I was wondering if anyone else was in a similar boat? Also, does anyone else think 'no, I couldn't possibly apply for a PhD they'll think I'm a massive thicko and laugh at me?'
I have a PhD and work as an academic but I still think that... Don't worry, it's normal!
I have a PhD and used to be an academic before jumping ship. Don't worry - PhDs are not as difficult as you'd think (they gave one to me ffs).
No-one will laugh at you, or your application (most academics are so ridiculously self-obsessed, the interview will probably go along the lines of academic talks about him/her self, followed by a, "so enough about me, what do you know about me?" ).
Good luck with your MA and your applications!
Welcome to the club of sufferers from imposter syndrome.
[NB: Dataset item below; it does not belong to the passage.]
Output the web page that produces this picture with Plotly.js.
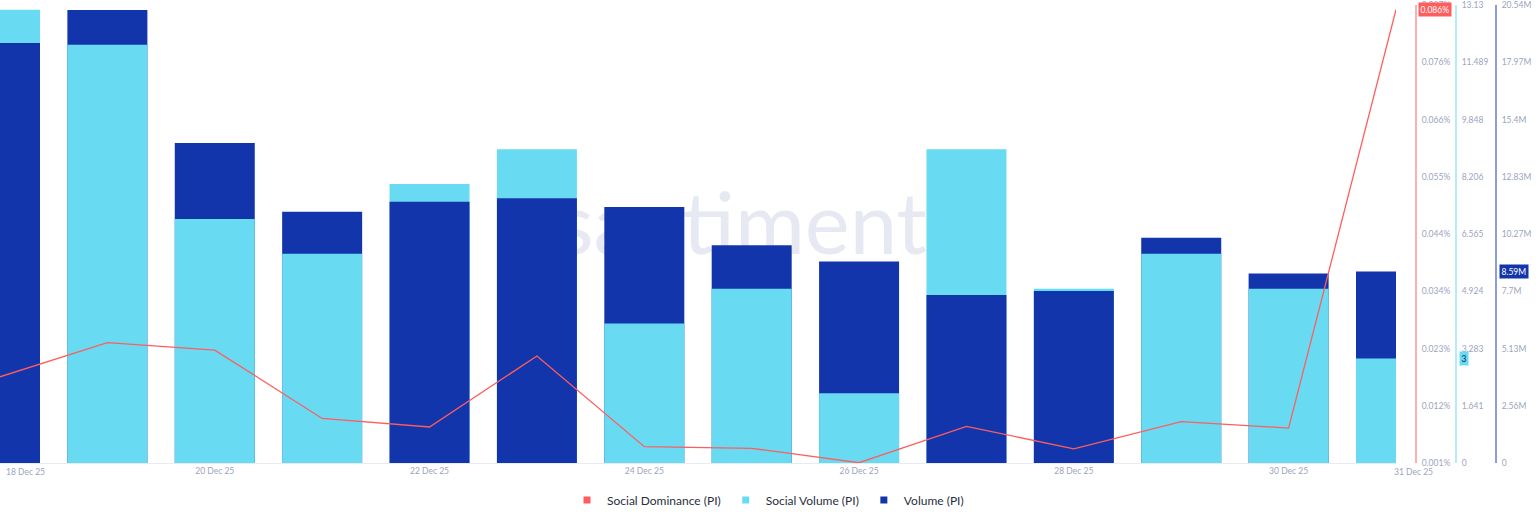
<!DOCTYPE html>
<html>
<head>
<meta charset="utf-8">
<script src="https://cdn.plot.ly/plotly-3.0.1.min.js"></script>
<style>
html,body{margin:0;padding:0;background:#fff;}
#chart{width:1536px;height:520px;}
</style>
</head>
<body>
<div id="chart"></div>
<script>
// ---- data ----
const DATES = ['2025-12-18','2025-12-19','2025-12-20','2025-12-21','2025-12-22','2025-12-23','2025-12-24',
               '2025-12-25','2025-12-26','2025-12-27','2025-12-28','2025-12-29','2025-12-30','2025-12-31'];
const SOCIAL_DOMINANCE = [0.0176, 0.0240, 0.0226, 0.0098, 0.0082, 0.0215, 0.0045,
                          0.0042, 0.0015, 0.0083, 0.0041, 0.0092, 0.0080, 0.0864]; // %
const SOCIAL_VOLUME = [13, 12, 7, 6, 8, 9, 4, 5, 2, 9, 5, 6, 5, 3];
const VOLUME = [18850000, 20330000, 14360000, 11270000, 11720000, 11880000, 11490000,
                9770000, 9040000, 7540000, 7720000, 10110000, 8500000, 8590000];

const X_TICK_DATES = ['2025-12-18','2025-12-20','2025-12-22','2025-12-24','2025-12-26','2025-12-28','2025-12-30','2025-12-31'];
const X_TICK_LABELS = ['18 Dec 25','20 Dec 25','22 Dec 25','24 Dec 25','26 Dec 25','28 Dec 25','30 Dec 25','31 Dec 25'];

const SD_TICKS = [0.00145, 0.01217, 0.02289, 0.03361, 0.04433, 0.05505, 0.06577, 0.07649, 0.08721];
const SD_TICK_LABELS = ['0.001%','0.012%','0.023%','0.034%','0.044%','0.055%','0.066%','0.076%','0.087%'];
const SV_TICKS = [0, 1.641, 3.283, 4.924, 6.565, 8.206, 9.848, 11.489, 13.13];
const SV_TICK_LABELS = ['0','1.641','3.283','4.924','6.565','8.206','9.848','11.489','13.13'];
const V_TICKS = [0, 2567500, 5135000, 7702500, 10270000, 12837500, 15405000, 17972500, 20540000];
const V_TICK_LABELS = ['0','2.56M','5.13M','7.7M','10.27M','12.83M','15.4M','17.97M','20.54M'];

const SERIES_NAMES = ['Social Dominance (PI)', 'Social Volume (PI)', 'Volume (PI)'];

// ---- styles ----
const C_SD = '#ff5d5d', C_SV = '#68dbf3', C_V = '#1335ac';
const FAMILY = 'Lato, "Liberation Sans", sans-serif';
const TICK_FONT = {family:FAMILY, size:8.5, color:'#9ba4c0'};

const SV_MAX = SV_TICKS[SV_TICKS.length-1];
const V_MAX = V_TICKS[V_TICKS.length-1];
const SD_MIN = SD_TICKS[0], SD_MAX = SD_TICKS[SD_TICKS.length-1];
const EPS = 1.0005; // tiny headroom so the top tick label is kept

// the relatively taller bar of each day sits behind the shorter one
const svBack = [], svFront = [], vBack = [], vFront = [];
SOCIAL_VOLUME.forEach((sv, i) => {
  const v = VOLUME[i];
  const svTaller = sv / SV_MAX >= v / V_MAX;
  svBack.push(svTaller ? sv : null);
  svFront.push(svTaller ? null : sv);
  vBack.push(svTaller ? null : v);
  vFront.push(svTaller ? v : null);
});

const barBase = {type:'bar', x:DATES, showlegend:false, hoverinfo:'skip'};
const traces = [
  Object.assign({}, barBase, {y:vBack,  yaxis:'y',  marker:{color:C_V,  line:{width:0}}}),
  Object.assign({}, barBase, {y:svBack, yaxis:'y2', marker:{color:C_SV, line:{width:0}}}),
  Object.assign({}, barBase, {y:vFront, yaxis:'y3', marker:{color:C_V,  line:{width:0}}}),
  Object.assign({}, barBase, {y:svFront,yaxis:'y4', marker:{color:C_SV, line:{width:0}}}),
  {type:'scatter', mode:'lines', x:DATES, y:SOCIAL_DOMINANCE, yaxis:'y5', showlegend:false,
   line:{color:C_SD, width:1.3}, hoverinfo:'skip'},
  // legend entries
  {type:'scatter', mode:'markers', x:[null], y:[null], yaxis:'y5', name:SERIES_NAMES[0], marker:{symbol:'square', size:7, color:C_SD}},
  {type:'scatter', mode:'markers', x:[null], y:[null], yaxis:'y5', name:SERIES_NAMES[1], marker:{symbol:'square', size:7, color:C_SV}},
  {type:'scatter', mode:'markers', x:[null], y:[null], yaxis:'y5', name:SERIES_NAMES[2], marker:{symbol:'square', size:7, color:C_V}}
];

const W = 1536;
function yAx(extra){
  return Object.assign({showgrid:false, zeroline:false, ticks:'', tickmode:'array', tickfont:TICK_FONT,
    side:'right', anchor:'free', showline:true, linewidth:2, fixedrange:true, ticklabelstandoff:3,
    ticklabeloverflow:'allow'}, extra);
}
const fmtM = v => (v/1e6).toFixed(2) + 'M';
const last = DATES.length - 1;

const layout = {
  width:1536, height:520,
  margin:{l:0, r:0, t:5, b:57, pad:0},
  paper_bgcolor:'#ffffff', plot_bgcolor:'rgba(0,0,0,0)',
  barmode:'overlay', bargap:0.255,
  font:{family:FAMILY},
  xaxis:{type:'date', range:[DATES[0], DATES[last]], domain:[0, 1396/W],
    tickmode:'array', tickvals:X_TICK_DATES.slice(1,-1), ticktext:X_TICK_LABELS.slice(1,-1),
    ticks:'', showgrid:false, zeroline:false, showline:true, linecolor:'#e8ebf2', linewidth:1,
    tickfont:TICK_FONT, fixedrange:true},
  yaxis: yAx({range:[0, V_MAX*EPS], position:1496/W, linecolor:'#8e9cd8', tickvals:V_TICKS, ticktext:V_TICK_LABELS}),
  yaxis2:yAx({range:[0, SV_MAX*EPS], position:1456/W, overlaying:'y', linecolor:'#b4ecf8', tickvals:SV_TICKS, ticktext:SV_TICK_LABELS}),
  yaxis3:{range:[0, V_MAX*EPS], overlaying:'y', visible:false, fixedrange:true},
  yaxis4:{range:[0, SV_MAX*EPS], overlaying:'y', visible:false, fixedrange:true},
  yaxis5:yAx({range:[SD_MIN, SD_MIN + (SD_MAX-SD_MIN)*EPS], position:1416/W, overlaying:'y', linecolor:'#ffb1b1',
    tickvals:SD_TICKS, ticktext:SD_TICK_LABELS}),
  legend:{orientation:'h', x:0.5, xanchor:'center', y:-(500-463)/458, yanchor:'middle',
    font:{family:FAMILY, size:12, color:'#2a2f40'}, itemwidth:30,
    bgcolor:'rgba(0,0,0,0)'},
  shapes:[{type:'rect', xref:'paper', yref:'paper', x0:0.405, x1:0.561, y0:0.45, y1:0.61, layer:'below',
    line:{width:0}, fillcolor:'rgba(0,0,0,0)',
    label:{text:'santiment', textposition:'middle center',
      font:{family:'Lato, sans-serif', size:85, color:'#e6e9f2', weight:400}}}],
  annotations:[
    {xref:'x', yref:'paper', x:X_TICK_DATES[0], y:-(471.5-463)/458, xanchor:'left', yanchor:'middle', xshift:4,
     text:X_TICK_LABELS[0], showarrow:false, font:TICK_FONT},
    {xref:'x', yref:'paper', x:X_TICK_DATES[X_TICK_DATES.length-1], y:-(471.5-463)/458, xanchor:'left', yanchor:'middle', xshift:-4,
     text:X_TICK_LABELS[X_TICK_LABELS.length-1], showarrow:false, font:TICK_FONT},
    {xref:'paper', yref:'y5', x:1418/W, y:SOCIAL_DOMINANCE[last], xanchor:'left', yanchor:'middle',
     text:SOCIAL_DOMINANCE[last].toFixed(3) + '%', showarrow:false, bgcolor:C_SD, borderpad:1.5,
     font:{family:FAMILY, size:8.5, color:'#ffffff'}},
    {xref:'paper', yref:'y2', x:1459/W, y:SOCIAL_VOLUME[last], xanchor:'left', yanchor:'middle',
     text:String(SOCIAL_VOLUME[last]), showarrow:false, bgcolor:C_SV, borderpad:1.5,
     font:{family:FAMILY, size:8.5, color:'#0e1b4a'}},
    {xref:'paper', yref:'y', x:1499/W, y:VOLUME[last], xanchor:'left', yanchor:'middle',
     text:fmtM(VOLUME[last]), showarrow:false, bgcolor:C_V, borderpad:1.5,
     font:{family:FAMILY, size:8.5, color:'#ffffff'}}
  ]
};

Plotly.newPlot('chart', traces, layout, {displayModeBar:false, staticPlot:true});
</script>
</body>
</html>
I too am an academic with a PhD with nightmares they're going to ask for it back.
There's some great advice here: http://thesiswhisperer.com/.
I am also trying to get a PhD off the ground - definitely have imposter syndrome! happy to share all experiences as it goes along!
I start one in about a month.
I met my supervisor last December and he offered me the place. Didn't believe him.
Got confirmation and official offer around April.
Didn't believe it.
Got information about induction last week.
Didn't believe it.
I still deep down inside think they are going to turn around and say 'whoops, sorry, we made a mistake. Bad luck.'
I have a taught masters in a slightly different subject, graduated ten years ago and have been a SAHM since. Not believing its going to happen is the only thing stopping me from booking a one way flight to the Arctic and hiding behind a polar bear right now.
I have pootled around with 3 related ideas for 18 months now - and finally applied for a bursary at the beginning of August. Have a couple of masters and teach higher ed in an FE college - but hours are killing and I would love to do research.
What is a SAHM?
I bet you know more than you think you do!!
You sound pretty sorted!
What are you planning to research?
SAHM= stay at home mum.
I've only just seen this thread. I am hoping to start in 2014...which I suppose is really not that far off. I have one more year of study to do on my undergrad though. Then hoping to do something like a 1+3 arrangement. If I can't do that then may possibly self fund masters then reapply for PhD positions the following year. Scary stuff. I doubt myself too. Have had a bit of a bad experience this year with everything going well in my studies then receiving a much lower grade for my final piece of work. Knocked my confidence massively.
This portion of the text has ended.